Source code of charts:

+ + + + +

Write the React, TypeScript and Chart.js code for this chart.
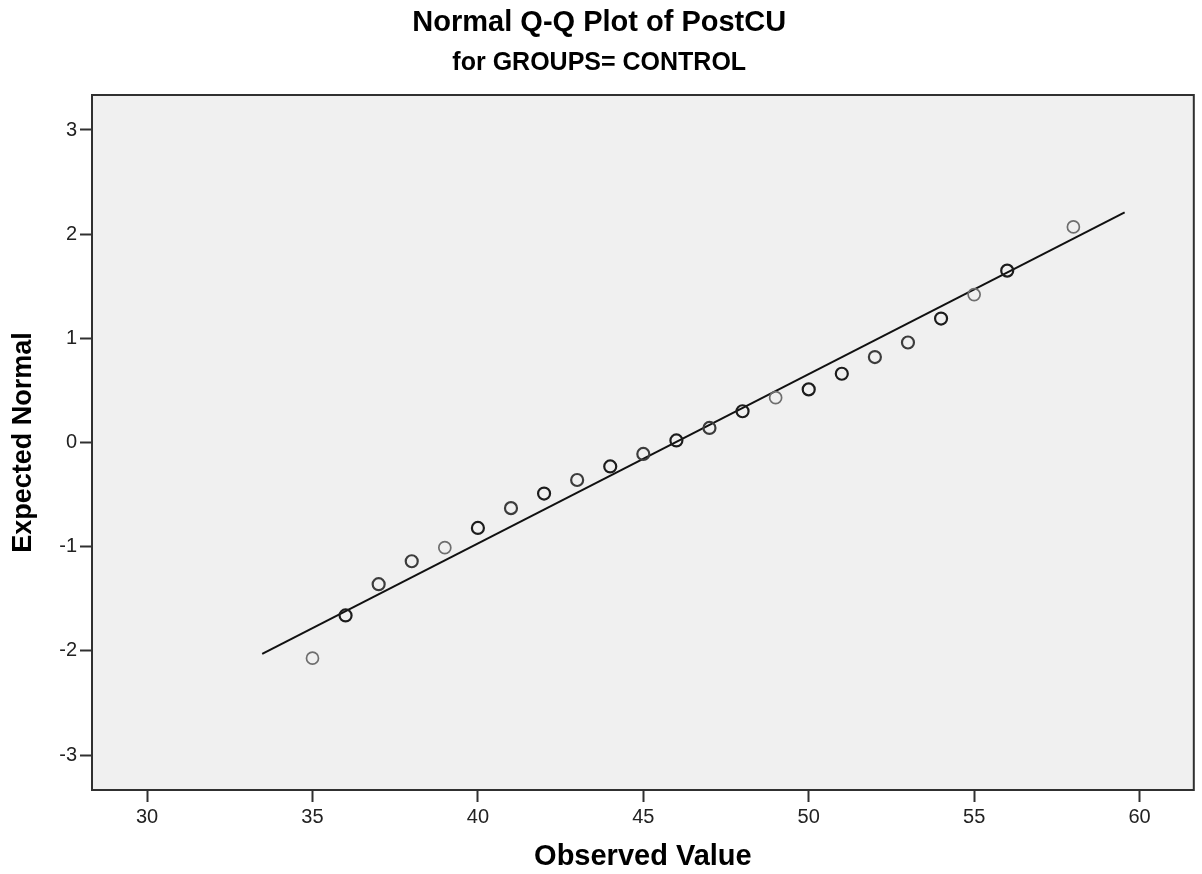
import React, { useEffect, useRef } from "react";
import { Chart, registerables } from "chart.js";

Chart.register(...registerables);

// ---- data ----
const observedValues = [35, 36, 37, 38, 39, 40, 41, 42, 43, 44, 45, 46, 47, 48, 49, 50, 51, 52, 53, 54, 55, 56, 58];
const expectedNormal = [-2.07, -1.66, -1.36, -1.14, -1.01, -0.82, -0.63, -0.49, -0.36, -0.23, -0.11, 0.02, 0.14, 0.3, 0.43, 0.51, 0.66, 0.82, 0.96, 1.19, 1.42, 1.65, 2.07];
const caseCounts = [1, 3, 2, 2, 1, 3, 2, 3, 2, 3, 2, 3, 2, 3, 1, 3, 3, 2, 2, 3, 1, 3, 1];
const refLineX = [33.48, 59.55];
const refLineY = [-2.03, 2.21];
const xTickValues = [30, 35, 40, 45, 50, 55, 60];
const yTickValues = [-3, -2, -1, 0, 1, 2, 3];
const xRange = [28.335, 61.64];
const yRange = [-3.336, 3.336];

const chartTitle = "Normal Q-Q Plot of PostCU";
const chartSubtitle = "for GROUPS= CONTROL";
const xTitle = "Observed Value";
const yTitle = "Expected Normal";

const FONT = "'Liberation Sans', Arial, Helvetica, sans-serif";
const countColor = (c: number) => (c >= 3 ? "#1c1c1c" : c === 2 ? "#3c3c3c" : "#6e6e6e");

const plotFrame = {
  id: "plotFrame",
  beforeDraw(chart: any) {
    const { ctx, chartArea } = chart;
    const { left, top, right, bottom } = chartArea;
    ctx.save();
    ctx.fillStyle = "#f0f0f0";
    ctx.fillRect(left, top, right - left, bottom - top);
    ctx.restore();
  },
  afterDraw(chart: any) {
    const { ctx, chartArea } = chart;
    const { left, top, right, bottom } = chartArea;
    ctx.save();
    ctx.strokeStyle = "#303030";
    ctx.lineWidth = 2;
    ctx.strokeRect(left, top, right - left, bottom - top);
    ctx.restore();
  },
};

export default function App() {
  const canvasRef = useRef<HTMLCanvasElement | null>(null);

  useEffect(() => {
    const canvas = canvasRef.current;
    if (!canvas) return;

    const points = observedValues.map((x, i) => ({ x, y: expectedNormal[i] }));
    const line = refLineX.map((x, i) => ({ x, y: refLineY[i] }));
    const colors = caseCounts.map(countColor);
    const widths = caseCounts.map((c) => (c >= 2 ? 2.2 : 1.7));

    const chart = new Chart(canvas, {
      type: "scatter",
      data: {
        datasets: [
          {
            label: "Observed",
            data: points,
            pointStyle: "circle",
            pointRadius: 6,
            pointBorderWidth: widths,
            pointBorderColor: colors,
            pointBackgroundColor: "rgba(0,0,0,0)",
            showLine: false,
          } as any,
          {
            label: "Reference",
            type: "line",
            data: line,
            borderColor: "#111111",
            borderWidth: 2,
            pointRadius: 0,
            showLine: true,
            fill: false,
          } as any,
        ],
      },
      plugins: [plotFrame],
      options: {
        responsive: false,
        animation: false,
        devicePixelRatio: 1,
        layout: { padding: { left: 0, right: 3.5, top: 0, bottom: 0 } },
        plugins: {
          legend: { display: false },
          tooltip: { enabled: false },
          title: {
            display: true,
            text: chartTitle,
            color: "#000",
            font: { family: FONT, size: 29, weight: "bold", lineHeight: 1.2 },
            padding: { top: 6, bottom: 0 },
          },
          subtitle: {
            display: true,
            text: chartSubtitle,
            color: "#000",
            font: { family: FONT, size: 25, weight: "bold", lineHeight: 1.2 },
            padding: { top: 7, bottom: 17.2 },
          },
        },
        scales: {
          x: {
            type: "linear",
            position: "bottom",
            min: xRange[0],
            max: xRange[1],
            afterBuildTicks: (s: any) => {
              s.ticks = xTickValues.map((v) => ({ value: v }));
            },
            afterFit: (s: any) => {
              s.height = 84;
              s.paddingLeft = 0;
              s.paddingRight = 0;
            },
            ticks: {
              color: "#222",
              font: { family: FONT, size: 20 },
              padding: 3,
              autoSkip: false,
              maxRotation: 0,
            },
            grid: {
              drawOnChartArea: false,
              drawTicks: true,
              tickLength: 12,
              tickColor: "#303030",
              tickWidth: 2,
            },
            border: { display: false },
            title: {
              display: true,
              text: xTitle,
              color: "#000",
              font: { family: FONT, size: 29, weight: "bold", lineHeight: 1.2 },
              padding: { top: 0, bottom: 0 },
            },
          },
          y: {
            type: "linear",
            position: "left",
            min: yRange[0],
            max: yRange[1],
            afterBuildTicks: (s: any) => {
              s.ticks = yTickValues.map((v) => ({ value: v }));
            },
            afterFit: (s: any) => {
              s.width = 92;
              s.paddingTop = 0;
              s.paddingBottom = 0;
            },
            ticks: {
              color: "#222",
              font: { family: FONT, size: 20 },
              padding: 3,
              autoSkip: false,
            },
            grid: {
              drawOnChartArea: false,
              drawTicks: true,
              tickLength: 12,
              tickColor: "#303030",
              tickWidth: 2,
            },
            border: { display: false },
            title: {
              display: true,
              text: yTitle,
              color: "#000",
              font: { family: FONT, size: 27, weight: "bold", lineHeight: 1.2 },
              padding: { top: 7, bottom: 0 },
            },
          },
        },
      } as any,
    });

    return () => chart.destroy();
  }, []);

  return (
    <div style={{ position: "fixed", left: 0, top: 0, width: 1202, height: 874, background: "#fff" }}>
      <canvas ref={canvasRef} width={1202} height={874} style={{ display: "block" }} />
    </div>
  );
}
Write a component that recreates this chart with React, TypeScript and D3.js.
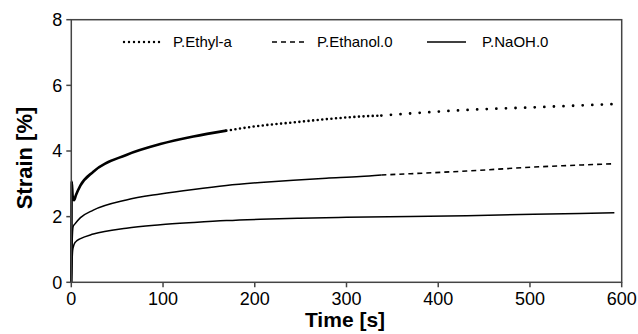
import * as d3 from 'd3'

// [time s, strain %]
const ethylA: [number, number][] = [
  [0, 0], [0.5, 3.07], [1.5, 2.62], [3, 2.5], [5, 2.65], [10, 2.95], [24, 3.37], [60, 3.88],
  [97, 4.21], [133, 4.44], [169, 4.62], [206, 4.77], [242, 4.87], [278, 4.97], [315, 5.05],
  [338, 5.08], [431, 5.25], [504, 5.33], [591, 5.43],
]
const ethanol0: [number, number][] = [
  [0, 0], [1, 1.3], [2, 1.7], [4, 1.78], [10, 1.97], [24, 2.2], [60, 2.51], [97, 2.69],
  [133, 2.83], [169, 2.95], [206, 3.04], [242, 3.11], [278, 3.17], [315, 3.22], [338, 3.27],
  [431, 3.39], [504, 3.51], [590, 3.61],
]
const naoh0: [number, number][] = [
  [0, 0], [1.5, 0.98], [3, 1.15], [5, 1.24], [10, 1.33], [24, 1.47], [60, 1.65], [97, 1.75],
  [133, 1.82], [169, 1.88], [206, 1.92], [249, 1.95], [300, 1.98], [431, 2.03], [504, 2.07],
  [592, 2.12],
]
const xTicks = [0, 100, 200, 300, 400, 500, 600]
const yTicks = [0, 2, 4, 6, 8]
const legendNames = ['P.Ethyl-a', 'P.Ethanol.0', 'P.NaOH.0']

const W = 638, H = 334
const m = { left: 71.3, right: 16.3, top: 19.7, bottom: 51.7 }

export default function App() {
  const x = d3.scaleLinear().domain([0, 600]).range([m.left, W - m.right])
  const y = d3.scaleLinear().domain([0, 8]).range([H - m.bottom, m.top])
  const line = d3.line<[number, number]>().x(d => x(d[0])).y(d => y(d[1])).curve(d3.curveMonotoneX)
  const seg = (data: [number, number][], a: number, b: number) => data.filter(d => d[0] >= a && d[0] <= b)
  const font = 'Liberation Sans, Arial, sans-serif'
  const axisColor = '#444'

  return (
    <svg width={W} height={H} style={{ position: 'fixed', left: 0, top: 0, background: '#fff' }} fontFamily={font}>
      {/* curves */}
      <path d={line(seg(ethylA, 0, 169))!} fill="none" stroke="#000" strokeWidth={2.6} />
      <path d={line(seg(ethylA, 169, 338))!} fill="none" stroke="#000" strokeWidth={2.6} strokeLinecap="round" strokeDasharray="0,4.6" />
      <path d={line(seg(ethylA, 338, 600))!} fill="none" stroke="#000" strokeWidth={2.8} strokeLinecap="round" strokeDasharray="0,9.6" />
      <path d={line(seg(ethanol0, 0, 338))!} fill="none" stroke="#000" strokeWidth={1.5} />
      <path d={line(seg(ethanol0, 338, 600))!} fill="none" stroke="#000" strokeWidth={1.6} strokeDasharray="5,4" />
      <path d={line(naoh0)!} fill="none" stroke="#000" strokeWidth={1.5} />

      {/* frame */}
      <rect x={m.left} y={m.top} width={W - m.right - m.left} height={H - m.bottom - m.top} fill="none" stroke={axisColor} strokeWidth={1.5} />

      {/* y axis */}
      {yTicks.map(t => (
        <g key={'y' + t}>
          <line x1={m.left - 5} x2={m.left} y1={y(t)} y2={y(t)} stroke={axisColor} strokeWidth={1.5} />
          <text x={m.left - 9} y={y(t)} dy="0.36em" textAnchor="end" fontSize={18}>{t}</text>
        </g>
      ))}
      {/* x axis */}
      {xTicks.map(t => (
        <g key={'x' + t}>
          <line x1={x(t)} x2={x(t)} y1={H - m.bottom} y2={H - m.bottom + 5} stroke={axisColor} strokeWidth={1.5} />
          <text x={x(t)} y={305} textAnchor="middle" fontSize={18}>{t}</text>
        </g>
      ))}

      <text x={345} y={327} textAnchor="middle" fontSize={21} fontWeight="bold">Time [s]</text>
      <text transform="translate(32,158) rotate(-90)" textAnchor="middle" fontSize={22} fontWeight="bold">Strain [%]</text>

      {/* legend */}
      <line x1={124} x2={160} y1={42} y2={42} stroke="#000" strokeWidth={2.4} strokeLinecap="round" strokeDasharray="0,5" />
      <text x={173} y={42} dy="0.36em" fontSize={15}>{legendNames[0]}</text>
      <line x1={272} x2={304} y1={42} y2={42} stroke="#000" strokeWidth={1.5} strokeDasharray="5,4" />
      <text x={317} y={42} dy="0.36em" fontSize={15}>{legendNames[1]}</text>
      <line x1={427} x2={466} y1={42} y2={42} stroke="#000" strokeWidth={1.5} />
      <text x={482} y={42} dy="0.36em" fontSize={15}>{legendNames[2]}</text>
    </svg>
  )
}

+ + + + +

What to do:
Start at the line above containing "Write a component" and stop at the line containing "import * as d3 from 'd3'": print those lines and everything between them exactly, but not the pictures.

Complete response:
Write a component that recreates this chart with React, TypeScript and D3.js.
import * as d3 from 'd3'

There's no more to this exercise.